Five days after the historic summit between President Trump and North Korean Supreme Leader Kim Jong-un, a group of Asian scholars arrived in Seoul. Mary McCarthy, associate professor of politics and international relations at Drake University, was among them. She says the group was surprised by the optimism in South Korea surrounding the summit, and what it could mean for relations between North Korea and the western world.
"I think that we have seen so much skepticism, so much criticism in the U.S., but in South Korea the mood was very different," says McCarthy.
She says South Korean President Moon Jae-in sees himself as a peacemaker, and while the traditional approach to diplomacy with North Korea may have been stood on its head, McCarthy says President Moon seems to favor the approach.

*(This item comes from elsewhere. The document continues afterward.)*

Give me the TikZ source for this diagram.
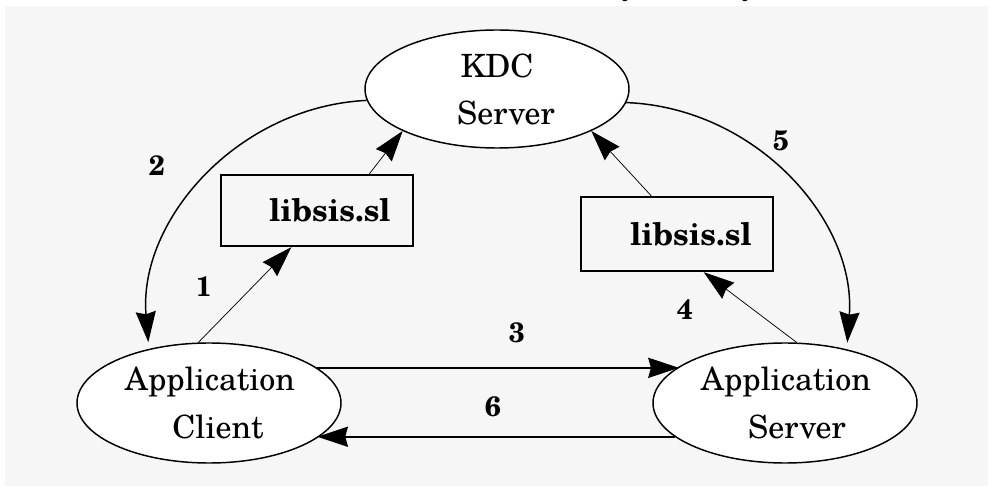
\documentclass[tikz,border=0pt]{standalone}
\usepackage{fontspec}
\setmainfont{texgyreschola-regular.otf}[BoldFont=texgyreschola-bold.otf, ItalicFont=texgyreschola-italic.otf]
\usetikzlibrary{shapes.geometric,arrows.meta}

\definecolor{paper}{HTML}{F6F6F6}

\begin{document}
\begin{tikzpicture}[x=0.75pt,y=0.75pt,
  host/.style={ellipse, draw, line width=1.1pt, fill=white, minimum width=198pt, minimum height=90pt, inner sep=0pt},
  libbox/.style={rectangle, draw, line width=1.8pt, minimum width=144pt, inner sep=0pt},
  hosttext/.style={font=\fontsize{24}{24}\selectfont, anchor=base, inner sep=0pt},
  libtext/.style={font=\fontsize{23.5}{23.5}\selectfont\bfseries, anchor=base west, inner sep=0pt},
  stepnum/.style={font=\fontsize{21}{21}\selectfont\bfseries, inner sep=0pt},
  head/.style={-{Stealth[length=23pt,width=15pt,inset=2pt]}},
  calllink/.style={head, line width=0.55pt},
  ticketarc/.style={head, line width=1.1pt},
  msglink/.style={head, line width=1.7pt}
]
\useasboundingbox (0,0) rectangle (993,-495);
\fill[paper] (5,-6) rectangle (988,-486);

% tails of the italic caption line above the frame
\begin{scope}
  \clip (0,0) rectangle (993,-6);
  \node[font=\fontsize{23}{23}\selectfont\itshape, anchor=base, inner sep=0pt] (capA) at (632,4) {y};
  \node[font=\fontsize{23}{23}\selectfont\itshape, anchor=base, inner sep=0pt] (capB) at (752,4) {y};
\end{scope}

% hosts
\node[host, minimum height=88.5pt] (kdc) at (497,-89) {};
\node[host] (client) at (209,-403) {};
\node[host] (server) at (785,-403) {};

\node[hosttext] (kdcA) at (497,-78) {KDC};
\node[hosttext] (kdcB) at (506,-125) {Server};
\node[hosttext] (cliA) at (210,-391) {Application};
\node[hosttext] (cliB) at (218,-438) {Client};
\node[hosttext] (srvA) at (786,-391) {Application};
\node[hosttext] (srvB) at (797,-438) {Server};

% libraries
\node[libbox, minimum height=53.25pt] (libL) at (317,-210.5) {};
\node[libbox, minimum height=55.5pt] (libR) at (677,-234) {};
\node[libtext] (libLt) at (269,-222) {libsis.sl};
\node[libtext] (libRt) at (630,-246) {libsis.sl};

% library calls
\draw[calllink] (client.100.4) -- (libL.235);
\draw[calllink] (libL.35) -- (kdc.204);
\draw[calllink] (server.79.6) -- (libR.305);
\draw[calllink] (libR.124) -- (kdc.336);

% tickets from the KDC
\draw[ticketarc, shorten >=5pt] (kdc.185.2) to[bend right=46] (client.138.3);
\draw[ticketarc, shorten >=5pt] (kdc.354.8) to[bend left=46] (server.41.7);

% client/server exchange, kept level
\draw[msglink] (client.18.8) -- (client.18.8 -| server.161.2);
\draw[msglink] (server.197.35) -- (server.197.35 -| client.342.65);

% step numbers
\node[stepnum] (n1) at (204,-287) {1};
\node[stepnum] (n2) at (157,-166) {2};
\node[stepnum] (n3) at (517,-333) {3};
\node[stepnum] (n4) at (685,-310) {4};
\node[stepnum] (n5) at (781,-141) {5};
\node[stepnum] (n6) at (493,-407) {6};
\end{tikzpicture}
\end{document}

"I think that Moon was quite pleased with this," says McCarthy. "It seemed to be a real commitment from the U.S. president that I want to see a change in this relationship, that I don't want us to have a military action, that I want us to be on a path towards peace."
McCarthy says South Koreans view the North Korean leader as someone interested in economic development, and they believe they can win him over with practical incentives. She adds that while North Korea probably doesn't have any intention of de-nuclearizing, the South Koreans see the summit and meetings between the two Koreas as the beginning of a very long process.
In this edition of River to River, host Ben Kieffer also talks with McCarthy about her visit to the Demilitarized Zone, the Ministry of Reunification, and the return of the remains of U.S. soldiers killed in the Korean War.